Dynamic analysis has many applications even in low seismicity countries like Australia. One example is determining the best location for a bracing system. I observed that the common practice here is that senior engineers designate where the bracing locations are, before designing the sizes of the bracing rods. It is my opinion that efficiency of bracing systems will be significantly improved if structural engineers do a dynamic analysis and see where the bracing is most effective. For symmetrical and regular shaped steel structures, the engineer can easily point out the best locations for a bracing system. However, with irregular shaped structures, it may not be easy to pinpoint the best location.

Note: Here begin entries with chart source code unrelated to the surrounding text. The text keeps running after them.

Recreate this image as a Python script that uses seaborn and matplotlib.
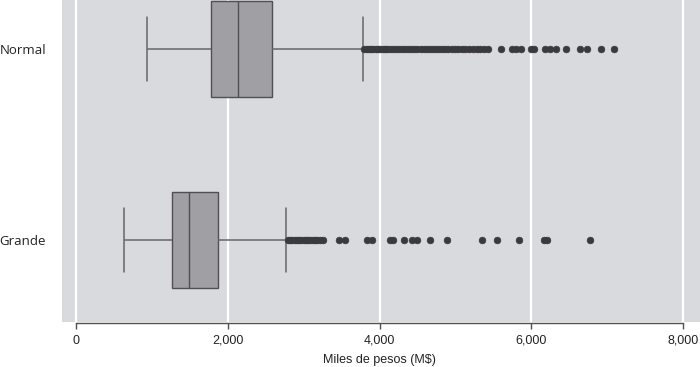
import numpy as np
import pandas as pd
import seaborn as sns
import matplotlib
matplotlib.use("Agg")
import matplotlib.pyplot as plt
from matplotlib.ticker import FuncFormatter

# ---------------- data ----------------
categories = ["Normal", "Grande"]
# whisker low, Q1, median, Q3, whisker high
normal_stats = [940, 1775, 2131, 2579, 3780]
grande_stats = [633, 1269, 1485, 1871, 2770]
normal_outliers = [3800, 3830, 3860, 3890, 3920, 3950, 3980, 4010, 4040, 4070,
                   4100, 4140, 4180, 4220, 4260, 4300, 4340, 4380, 4420, 4460,
                   4500, 4540, 4580, 4620, 4660, 4700, 4740, 4780, 4820, 4860,
                   4900, 4950, 5000, 5040, 5090, 5130, 5180, 5230, 5280, 5330,
                   5380, 5430, 5600, 5740, 5800, 5870, 5990, 6040, 6180, 6250,
                   6320, 6460, 6640, 6740, 6920, 7090]
grande_outliers = [2790, 2820, 2850, 2880, 2910, 2940, 2970, 3000, 3030, 3060,
                   3090, 3120, 3150, 3180, 3210, 3250, 3460, 3540, 3830, 3900,
                   4140, 4180, 4320, 4430, 4490, 4665, 4885, 5346, 5544, 5842,
                   6168, 6203, 6774]
x_ticks = [0, 2000, 4000, 6000, 8000]
x_label = "Miles de pesos (M$)"


def sample_from_summary(stats, outliers):
    """Sample whose box-plot summary equals the given five numbers + outliers."""
    lo, q1, med, q3, hi = stats
    m = len(outliers)
    b = m + 2
    return [lo] * (m + 1) + [q1] * b + [med] + [q3] * b + [hi] + list(outliers)


rows = []
for cat, st, out in zip(categories, [normal_stats, grande_stats],
                        [normal_outliers, grande_outliers]):
    for v in sample_from_summary(st, out):
        rows.append({"grupo": cat, "valor": v})
df = pd.DataFrame(rows)

# ---------------- style ----------------
sns.set_theme(style="white")
plt.rcParams["font.family"] = ["Liberation Sans", "DejaVu Sans"]

fig = plt.figure(figsize=(7.0, 3.67), dpi=100)
ax = fig.add_axes([62 / 700, 45 / 367, 638 / 700, 322 / 367])
ax.set_facecolor("#d9dade")

edge = "#505054"
wcol = "#66666a"
dot = "#3a3a3e"
sns.boxplot(data=df, x="valor", y="grupo", order=categories, orient="h",
            color="#a0a0a4", saturation=1, width=0.5, linecolor=edge,
            linewidth=1.0, ax=ax, capwidths=0.335,
            whiskerprops=dict(color=wcol, linewidth=1.1),
            capprops=dict(color=wcol, linewidth=1.1),
            flierprops=dict(marker="o", markersize=4.8, markerfacecolor=dot,
                            markeredgecolor=dot, markeredgewidth=0.5))

ax.set_xlim(-184, 8223)
ax.set_ylim(1.43, -0.257)
ax.set_xticks(x_ticks)
ax.xaxis.set_major_formatter(FuncFormatter(lambda v, p: f"{int(v):,}"))
ax.grid(axis="x", color="white", linewidth=1.6)
ax.grid(axis="y", visible=False)
ax.set_axisbelow(True)

for s in ["top", "right", "left"]:
    ax.spines[s].set_visible(False)
ax.spines["bottom"].set_bounds(0, 8000)
ax.spines["bottom"].set_color("#505050")
ax.spines["bottom"].set_linewidth(1.0)
ax.spines["bottom"].set_position(("outward", 1))

ax.tick_params(axis="x", length=4, width=1, color="#505050", pad=4,
               labelsize=9, labelcolor="#222222", bottom=True)
ax.tick_params(axis="y", length=0, pad=11.5, labelsize=9.5, labelcolor="#222222")
for lab in ax.get_yticklabels():
    lab.set_family(["Open Sans", "DejaVu Sans"])

ax.set_ylabel("")
ax.set_xlabel(x_label, fontsize=9, color="#222222")
ax.xaxis.set_label_coords((4000 + 184) / (8223 + 184), -0.1)

fig.savefig("out.png", dpi=100, facecolor="white")
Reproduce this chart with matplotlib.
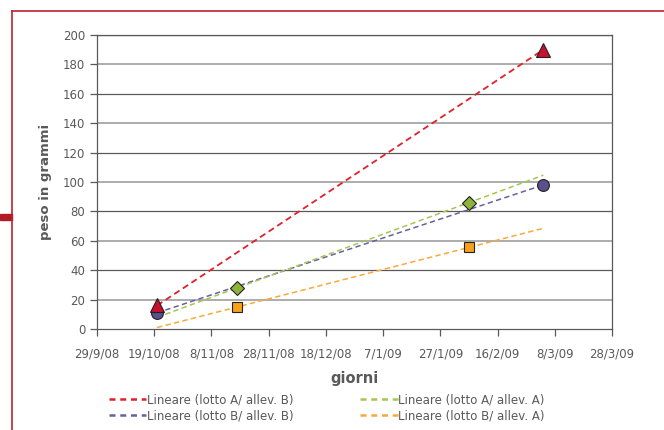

What makes frequency an attractive first step for determining bracing location is that it with FrameCE features, the process is done in a few seconds and that the user is given the option to view the mode shape of interest. Moreover, FrameCE allows the user to eliminate unnecessary degrees of freedom to facilitate the calculation.

In dynamic analysis using FrameCE, the user is given the easy option of viewing the first 20 mode shapes of the structure. This number of mode shapes is more than enough to know the structure’s critical modes for determining efficient bracing locations.

Another application of frequency analysis which many structural engineers fail to realise it that the procedure may give the structural engineer a hint if there are mistakes in the models. For example, if a symmetrical structure will show irregular mode shapes, most likely points to error in modelling.